Abridged and adapted from "Bernard Herrmann: Hollywood's Music Dramatist" (Triad Press: published 1977)

Fanfare Review

This disc should not be missed by anyone who values the Second Symphony—which should mean all of us

In 1909, Ives had a full ink copy of his Second Symphony made; in 1911, he loaned it to conductor Walter Damrosch (1862–1950). Ives twice asked Damrosch for it back, in 1915 and 1935, with no success. Footnote 54 on p. 471 of Jan Swafford’s Charles Ives: A Life with Music: “Ives’s own pre-final drafts of the Second and Third Symphonies survive, which are the versions currently used. Bernard Herrmann told Vivian Perlis he had found the final score of the Second in Damrosch’s papers, but if so he lost it again.”
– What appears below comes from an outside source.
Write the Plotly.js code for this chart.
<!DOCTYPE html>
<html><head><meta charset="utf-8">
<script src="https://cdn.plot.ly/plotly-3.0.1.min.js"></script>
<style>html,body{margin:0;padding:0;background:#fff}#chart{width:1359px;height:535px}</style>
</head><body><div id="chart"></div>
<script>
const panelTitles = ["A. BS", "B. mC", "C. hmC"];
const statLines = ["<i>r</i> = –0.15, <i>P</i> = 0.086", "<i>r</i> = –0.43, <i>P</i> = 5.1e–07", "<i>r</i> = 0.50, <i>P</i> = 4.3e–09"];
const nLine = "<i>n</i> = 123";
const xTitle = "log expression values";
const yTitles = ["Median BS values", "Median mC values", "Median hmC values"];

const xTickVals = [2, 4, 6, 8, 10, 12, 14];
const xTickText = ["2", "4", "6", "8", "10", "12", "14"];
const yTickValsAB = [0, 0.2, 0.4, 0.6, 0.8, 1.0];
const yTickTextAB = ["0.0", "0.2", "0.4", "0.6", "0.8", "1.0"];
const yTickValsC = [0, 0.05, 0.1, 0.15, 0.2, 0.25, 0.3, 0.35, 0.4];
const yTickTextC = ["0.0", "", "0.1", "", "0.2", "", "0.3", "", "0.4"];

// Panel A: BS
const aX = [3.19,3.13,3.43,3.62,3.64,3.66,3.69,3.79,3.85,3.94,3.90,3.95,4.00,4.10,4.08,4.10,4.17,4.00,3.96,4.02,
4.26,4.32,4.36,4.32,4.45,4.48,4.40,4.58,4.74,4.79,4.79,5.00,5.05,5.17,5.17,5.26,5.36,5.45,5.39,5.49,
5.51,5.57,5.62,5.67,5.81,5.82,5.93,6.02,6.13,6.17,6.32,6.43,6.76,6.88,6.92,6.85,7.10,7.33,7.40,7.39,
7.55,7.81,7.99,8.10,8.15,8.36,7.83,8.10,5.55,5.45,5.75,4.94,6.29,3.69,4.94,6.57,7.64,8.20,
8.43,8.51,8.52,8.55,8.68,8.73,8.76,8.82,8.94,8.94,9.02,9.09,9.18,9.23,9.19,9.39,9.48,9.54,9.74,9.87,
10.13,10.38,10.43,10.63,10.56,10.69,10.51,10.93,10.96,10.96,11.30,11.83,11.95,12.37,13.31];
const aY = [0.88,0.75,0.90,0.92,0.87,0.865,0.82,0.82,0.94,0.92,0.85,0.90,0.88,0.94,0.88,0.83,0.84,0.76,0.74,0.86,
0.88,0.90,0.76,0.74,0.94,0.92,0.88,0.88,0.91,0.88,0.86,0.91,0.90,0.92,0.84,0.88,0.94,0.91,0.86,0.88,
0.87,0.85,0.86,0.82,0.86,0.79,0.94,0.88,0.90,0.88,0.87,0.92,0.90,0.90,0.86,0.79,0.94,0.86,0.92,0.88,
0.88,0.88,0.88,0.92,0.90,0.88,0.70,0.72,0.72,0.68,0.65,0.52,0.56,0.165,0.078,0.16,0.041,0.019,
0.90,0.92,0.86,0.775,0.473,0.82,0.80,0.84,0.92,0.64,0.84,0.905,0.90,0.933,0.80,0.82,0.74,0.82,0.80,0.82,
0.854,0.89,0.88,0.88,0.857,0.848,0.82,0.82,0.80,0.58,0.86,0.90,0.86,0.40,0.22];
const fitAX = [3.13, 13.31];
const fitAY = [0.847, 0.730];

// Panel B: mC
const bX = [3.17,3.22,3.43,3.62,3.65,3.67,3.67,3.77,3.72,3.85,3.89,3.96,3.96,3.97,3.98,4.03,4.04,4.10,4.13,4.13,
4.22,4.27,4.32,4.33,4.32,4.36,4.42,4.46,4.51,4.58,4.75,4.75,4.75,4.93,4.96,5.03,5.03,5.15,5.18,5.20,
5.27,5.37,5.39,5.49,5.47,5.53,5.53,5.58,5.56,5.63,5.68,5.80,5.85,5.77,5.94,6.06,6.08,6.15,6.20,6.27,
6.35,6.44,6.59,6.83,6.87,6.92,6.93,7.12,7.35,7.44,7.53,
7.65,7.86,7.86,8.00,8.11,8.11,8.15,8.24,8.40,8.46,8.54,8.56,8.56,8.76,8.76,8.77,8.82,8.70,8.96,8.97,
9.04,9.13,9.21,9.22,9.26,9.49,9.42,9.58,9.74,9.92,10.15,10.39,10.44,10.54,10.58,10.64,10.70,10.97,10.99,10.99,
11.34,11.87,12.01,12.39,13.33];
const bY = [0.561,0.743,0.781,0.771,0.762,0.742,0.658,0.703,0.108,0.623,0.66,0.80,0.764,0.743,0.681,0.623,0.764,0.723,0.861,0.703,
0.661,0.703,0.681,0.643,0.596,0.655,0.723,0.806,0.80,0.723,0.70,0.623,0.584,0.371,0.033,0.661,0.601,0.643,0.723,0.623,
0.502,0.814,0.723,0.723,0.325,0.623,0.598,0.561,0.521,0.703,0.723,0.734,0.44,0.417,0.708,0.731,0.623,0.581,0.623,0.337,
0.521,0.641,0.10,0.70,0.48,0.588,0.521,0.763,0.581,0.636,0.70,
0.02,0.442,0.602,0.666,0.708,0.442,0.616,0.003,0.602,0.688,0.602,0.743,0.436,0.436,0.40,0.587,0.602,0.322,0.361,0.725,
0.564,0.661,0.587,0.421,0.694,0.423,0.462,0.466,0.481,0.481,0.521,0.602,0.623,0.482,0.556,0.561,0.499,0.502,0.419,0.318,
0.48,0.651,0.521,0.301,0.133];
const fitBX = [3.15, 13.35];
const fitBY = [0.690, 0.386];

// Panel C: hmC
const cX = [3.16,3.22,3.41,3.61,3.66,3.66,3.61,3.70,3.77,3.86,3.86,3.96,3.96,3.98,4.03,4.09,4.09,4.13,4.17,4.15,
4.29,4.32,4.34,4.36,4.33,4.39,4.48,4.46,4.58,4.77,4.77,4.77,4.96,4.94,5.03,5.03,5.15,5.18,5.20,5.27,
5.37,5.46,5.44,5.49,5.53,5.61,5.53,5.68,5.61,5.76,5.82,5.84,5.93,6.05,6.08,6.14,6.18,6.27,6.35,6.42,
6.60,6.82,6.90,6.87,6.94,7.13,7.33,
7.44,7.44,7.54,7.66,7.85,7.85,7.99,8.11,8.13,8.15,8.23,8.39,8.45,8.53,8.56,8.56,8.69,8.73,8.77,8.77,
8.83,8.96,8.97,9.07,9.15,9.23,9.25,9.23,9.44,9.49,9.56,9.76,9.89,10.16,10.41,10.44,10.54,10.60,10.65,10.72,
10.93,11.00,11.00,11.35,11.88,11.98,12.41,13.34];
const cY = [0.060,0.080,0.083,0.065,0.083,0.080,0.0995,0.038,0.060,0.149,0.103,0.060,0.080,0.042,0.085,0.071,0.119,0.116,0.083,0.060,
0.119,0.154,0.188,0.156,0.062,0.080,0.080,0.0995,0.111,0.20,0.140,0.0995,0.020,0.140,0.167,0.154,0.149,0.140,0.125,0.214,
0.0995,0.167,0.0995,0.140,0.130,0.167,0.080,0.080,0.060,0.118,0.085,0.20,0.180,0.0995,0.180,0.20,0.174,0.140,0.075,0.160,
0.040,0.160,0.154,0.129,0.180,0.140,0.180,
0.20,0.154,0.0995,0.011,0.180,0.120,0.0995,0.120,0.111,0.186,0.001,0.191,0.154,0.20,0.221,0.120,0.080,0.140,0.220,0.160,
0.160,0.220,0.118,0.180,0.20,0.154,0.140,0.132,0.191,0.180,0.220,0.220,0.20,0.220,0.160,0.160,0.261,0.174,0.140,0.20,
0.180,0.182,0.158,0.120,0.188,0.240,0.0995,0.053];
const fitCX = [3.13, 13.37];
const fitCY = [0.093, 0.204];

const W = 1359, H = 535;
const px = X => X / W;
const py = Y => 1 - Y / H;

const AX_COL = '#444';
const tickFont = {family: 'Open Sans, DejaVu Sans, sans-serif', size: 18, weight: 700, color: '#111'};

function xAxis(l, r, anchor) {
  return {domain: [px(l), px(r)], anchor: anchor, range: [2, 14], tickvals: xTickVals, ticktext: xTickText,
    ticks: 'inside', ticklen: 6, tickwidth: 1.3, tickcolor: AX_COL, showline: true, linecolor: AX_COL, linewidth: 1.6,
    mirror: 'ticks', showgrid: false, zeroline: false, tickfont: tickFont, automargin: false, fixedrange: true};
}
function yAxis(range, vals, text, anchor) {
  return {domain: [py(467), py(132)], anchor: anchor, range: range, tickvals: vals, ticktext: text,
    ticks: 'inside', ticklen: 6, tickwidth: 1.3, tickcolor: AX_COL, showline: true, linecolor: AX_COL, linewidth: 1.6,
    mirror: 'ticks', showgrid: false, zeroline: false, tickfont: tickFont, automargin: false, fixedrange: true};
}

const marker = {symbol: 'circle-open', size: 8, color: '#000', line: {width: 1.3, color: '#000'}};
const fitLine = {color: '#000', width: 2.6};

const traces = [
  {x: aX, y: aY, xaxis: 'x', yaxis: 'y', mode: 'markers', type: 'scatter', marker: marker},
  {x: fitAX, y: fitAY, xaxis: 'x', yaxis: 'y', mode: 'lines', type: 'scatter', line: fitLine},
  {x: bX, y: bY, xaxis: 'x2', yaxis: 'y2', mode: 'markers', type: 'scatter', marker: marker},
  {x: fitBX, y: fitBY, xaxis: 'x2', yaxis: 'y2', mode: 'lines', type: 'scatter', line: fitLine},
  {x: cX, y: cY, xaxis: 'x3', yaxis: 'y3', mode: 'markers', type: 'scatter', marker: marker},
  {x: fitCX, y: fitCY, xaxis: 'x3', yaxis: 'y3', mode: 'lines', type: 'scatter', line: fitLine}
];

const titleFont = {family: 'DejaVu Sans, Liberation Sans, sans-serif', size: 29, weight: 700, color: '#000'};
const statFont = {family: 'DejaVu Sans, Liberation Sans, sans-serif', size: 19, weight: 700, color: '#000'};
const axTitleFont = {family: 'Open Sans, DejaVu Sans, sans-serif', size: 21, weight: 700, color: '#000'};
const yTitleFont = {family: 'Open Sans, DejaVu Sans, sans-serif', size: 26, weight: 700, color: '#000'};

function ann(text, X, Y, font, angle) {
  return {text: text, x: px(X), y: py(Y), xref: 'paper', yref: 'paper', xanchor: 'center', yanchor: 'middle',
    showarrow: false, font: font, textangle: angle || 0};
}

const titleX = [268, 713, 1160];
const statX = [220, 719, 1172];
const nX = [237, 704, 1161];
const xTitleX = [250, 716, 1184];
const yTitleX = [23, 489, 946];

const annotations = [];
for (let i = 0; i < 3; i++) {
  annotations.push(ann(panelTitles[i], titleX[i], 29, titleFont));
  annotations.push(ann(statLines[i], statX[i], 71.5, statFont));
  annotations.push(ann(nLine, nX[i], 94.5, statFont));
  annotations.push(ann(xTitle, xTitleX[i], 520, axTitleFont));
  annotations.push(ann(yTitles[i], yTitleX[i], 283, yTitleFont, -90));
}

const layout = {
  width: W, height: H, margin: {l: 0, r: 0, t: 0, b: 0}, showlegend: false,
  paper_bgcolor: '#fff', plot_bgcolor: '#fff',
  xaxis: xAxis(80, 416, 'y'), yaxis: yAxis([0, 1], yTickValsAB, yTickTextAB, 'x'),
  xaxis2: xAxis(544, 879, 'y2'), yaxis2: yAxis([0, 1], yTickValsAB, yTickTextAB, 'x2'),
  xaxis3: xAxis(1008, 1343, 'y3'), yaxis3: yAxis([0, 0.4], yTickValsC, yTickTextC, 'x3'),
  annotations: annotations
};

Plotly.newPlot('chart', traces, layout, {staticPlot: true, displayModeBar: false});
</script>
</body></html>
Herrmann (1911–75) had been a major Ives supporter since 1932, conducting his own arrangement of the fugue from Ives’s Fourth Symphony in 1933 and several times thereafter. It seems improbable, incredible, that he could have “lost” so important, so triumphant a find. By the time of Herrmann’s death, Ives was the center of attention of a raft of American musicologists, and such a score could not have gone unnoticed. In the end, one is forced to question Herrmann’s claim of finding the score—as does Swafford, judging from the sarcastic tone of his footnote. Did Herrmann still have that score in 1956, and did he use it for this BBC radio recording? Oddly enough, I have not seen that question addressed in the Ives literature; perhaps no one believed Herrmann’s story. Although we cannot know what differences existed in the 1909 score, this performance suggests not: It sounds too familiar; yet the wildly dissonant, 11-tone final chord—added by Ives many decades later—is suspiciously consonant here.